2. Incorporate professionally managed services and asset allocation suites

Professionally managed services such as managed accounts, and asset allocation suites, including target date and target risk funds, have become staple investment options offered by plan sponsors to their employees. These options enable plan participants to invest in professionally managed services or funds that are essentially tailored to his/her goals, years to retirement, and/or risk tolerance profile.

Eighty-four percent of plan sponsors now offer some form of managed account service and/or asset allocation suite, including:

56 percent offer target date funds that are designed to change allocation percentages for participants as they approach their target retirement year; 54 percent offer target risk funds that are designed to address participants’ specific risk tolerance profiles; and, 64 percent offer an account (or service) that is managed by a professional investment advisor who makes investment or allocation decisions on participants’ behalf.

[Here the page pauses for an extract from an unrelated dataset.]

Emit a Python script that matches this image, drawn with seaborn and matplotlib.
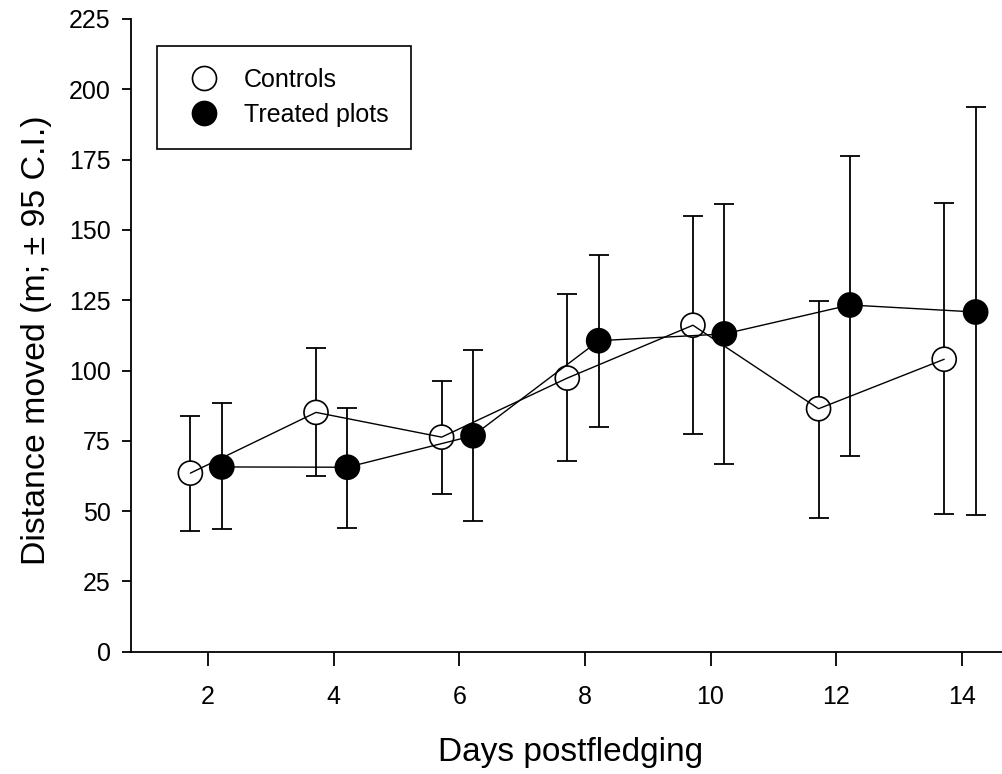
import numpy as np
import pandas as pd
import matplotlib
matplotlib.use("Agg")
import matplotlib.pyplot as plt
import seaborn as sns
from matplotlib.lines import Line2D

# ---- data ----
days = [2, 4, 6, 8, 10, 12, 14]
ctrl_mean = [63.5, 85.1, 76.3, 97.3, 116.1, 86.4, 104.0]
ctrl_low = [42.9, 62.4, 56.0, 67.8, 77.3, 47.5, 49.0]
ctrl_high = [83.8, 108.0, 96.4, 127.2, 155.0, 124.8, 159.7]
trt_mean = [65.7, 65.6, 76.8, 110.6, 113.0, 123.3, 120.8]
trt_low = [43.5, 44.1, 46.5, 80.0, 66.7, 69.7, 48.6]
trt_high = [88.3, 86.8, 107.3, 141.0, 159.2, 176.2, 193.6]
groups = ["Controls", "Treated plots"]
y_ticks = [0, 25, 50, 75, 100, 125, 150, 175, 200, 225]
x_ticks = [2, 4, 6, 8, 10, 12, 14]

sns.set_theme(style="white")
plt.rcParams["font.family"] = ["Liberation Sans", "DejaVu Sans"]
plt.rcParams["text.color"] = "black"
plt.rcParams["axes.labelcolor"] = "black"
plt.rcParams["xtick.color"] = "black"
plt.rcParams["ytick.color"] = "black"

ctrl_off, trt_off = -0.28, 0.22
df = pd.DataFrame({
    "x": [d + ctrl_off for d in days] + [d + trt_off for d in days],
    "y": ctrl_mean + trt_mean,
    "lo": ctrl_low + trt_low,
    "hi": ctrl_high + trt_high,
    "group": [groups[0]] * len(days) + [groups[1]] * len(days),
})

fig = plt.figure(figsize=(10.02, 7.74), dpi=100)
ax = fig.add_axes([131 / 1002, 1 - 651.7 / 774, 871 / 1002, 632.7 / 774])

# error bars
for g in groups:
    sub = df[df.group == g]
    ax.errorbar(sub.x, sub.y, yerr=[sub.y - sub.lo, sub.hi - sub.y], fmt="none",
                ecolor="black", elinewidth=1.3, capsize=7, capthick=1.3, zorder=1)

# markers
sns.scatterplot(data=df, x="x", y="y", hue="group",
                palette={groups[0]: "white", groups[1]: "black"},
                s=300, edgecolor="black", linewidth=1.2, legend=False, ax=ax, zorder=2)

# connecting lines
sns.lineplot(data=df, x="x", y="y", hue="group",
             palette={groups[0]: "black", groups[1]: "black"},
             linewidth=1.0, legend=False, ax=ax, zorder=3, sort=True)

ax.set_xlim(0.775, 14.64)
ax.set_ylim(0, 225)
ax.set_xticks(x_ticks)
ax.set_yticks(y_ticks)
ax.set_xticklabels([str(t) for t in x_ticks])
ax.set_yticklabels([str(t) for t in y_ticks])

for s in ["top", "right"]:
    ax.spines[s].set_visible(False)
for s in ["left", "bottom"]:
    ax.spines[s].set_color("black")
    ax.spines[s].set_linewidth(1.3)

ax.tick_params(axis="x", direction="out", length=10, width=1.3, color="black",
               labelcolor="black", labelsize=18, pad=14, bottom=True)
ax.tick_params(axis="y", direction="out", length=6.7, width=1.3, color="black",
               labelcolor="black", labelsize=18, pad=8, left=True)

ax.set_xlabel("Days postfledging", fontsize=24, color="black")
ax.set_ylabel("Distance moved (m; \u00b1 95 C.I.)", fontsize=24.4, color="black")
ax.xaxis.label.set_va("baseline")
ax.xaxis.set_label_coords((570.5 - 131) / 871, (651.7 - 761) / 632.7)
ax.yaxis.label.set_va("center")
ax.yaxis.set_label_coords((37 - 131) / 871, (651.7 - 340) / 632.7)

handles = [
    Line2D([], [], marker="o", ls="none", markersize=17.3, mfc="white", mec="black", mew=1.2),
    Line2D([], [], marker="o", ls="none", markersize=17.3, mfc="black", mec="black", mew=1.2),
]
leg = ax.legend(handles, groups, loc="upper left",
                bbox_to_anchor=(157 / 1002, 1 - 45.7 / 774), bbox_transform=fig.transFigure,
                borderaxespad=0, borderpad=0.88, handlelength=2.0, handletextpad=0.6,
                labelspacing=0.45, fontsize=18, fancybox=False, framealpha=1,
                edgecolor="black")
leg.get_frame().set_linewidth(1.2)

fig.savefig("out.png", dpi=100)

“For plan participants lacking the expertise to set their own 401(k) asset allocation among various funds, professionally managed accounts and asset allocation suites can be a convenient and effective solution. However, it is important to emphasize that plan sponsors’ inclusion of these options, like other 401(k) investments, requires careful due diligence as well as disclosing methodologies, benchmarks, and fees to their plan participants,” said Collinson.

3. Add the Roth 401(k) option to facilitate after-tax contributions

“Roth 401(k) can help plan participants diversify their risk involving the tax treatment of their accounts when they reach retirement age,” said Collinson. The Roth option enables participants to contribute to their 401(k) or similar plan on an after-tax basis with tax-free withdrawals at retirement age. It complements the long-standing ability for participants to contribute to the plan on a tax-deferred basis. Plan sponsors’ offering of the Roth 401(k) feature has increased from 19 percent in 2007 to 52 percent in 2014.

4. Extend eligibility to part-time workers to help expand retirement plan coverage

“Expanding coverage so that all workers have the opportunity to save for retirement in the workplace continues to be a topic of public policy dialogue. A tremendous opportunity for increasing coverage is part-time workers,” said Collinson. Only 49 percent of 401(k) or similar plan sponsors say they extend eligibility to part-time workers to save in their plans.

“Employers should consider consulting with their retirement plan advisors and providers to discuss the feasibility of offering their part-time workers the opportunity to save for retirement,” said Collinson.

5. Address any disconnects between employers and workers regarding benefits and preparations

The survey findings revealed some major disconnects between employers and workers regarding retirement benefits and preparations. For example: Ninety-five percent of employers that offer a 401(k) or similar plan agree that their employees are satisfied with the retirement plan that their company offers; yet, in stark contrast, only 80 percent of workers who are offered such a plan agree that they are satisfied with their employers’ plans.

“Starting a dialogue between employers and their employees could help employers maximize the value of their benefits offering while also helping their employees achieve retirement readiness,” said Collinson. Just 23 percent of employers have surveyed their employees on retirement benefits and even fewer workers (11 percent) have spoken with their supervisor or HR department on the topic in the past year.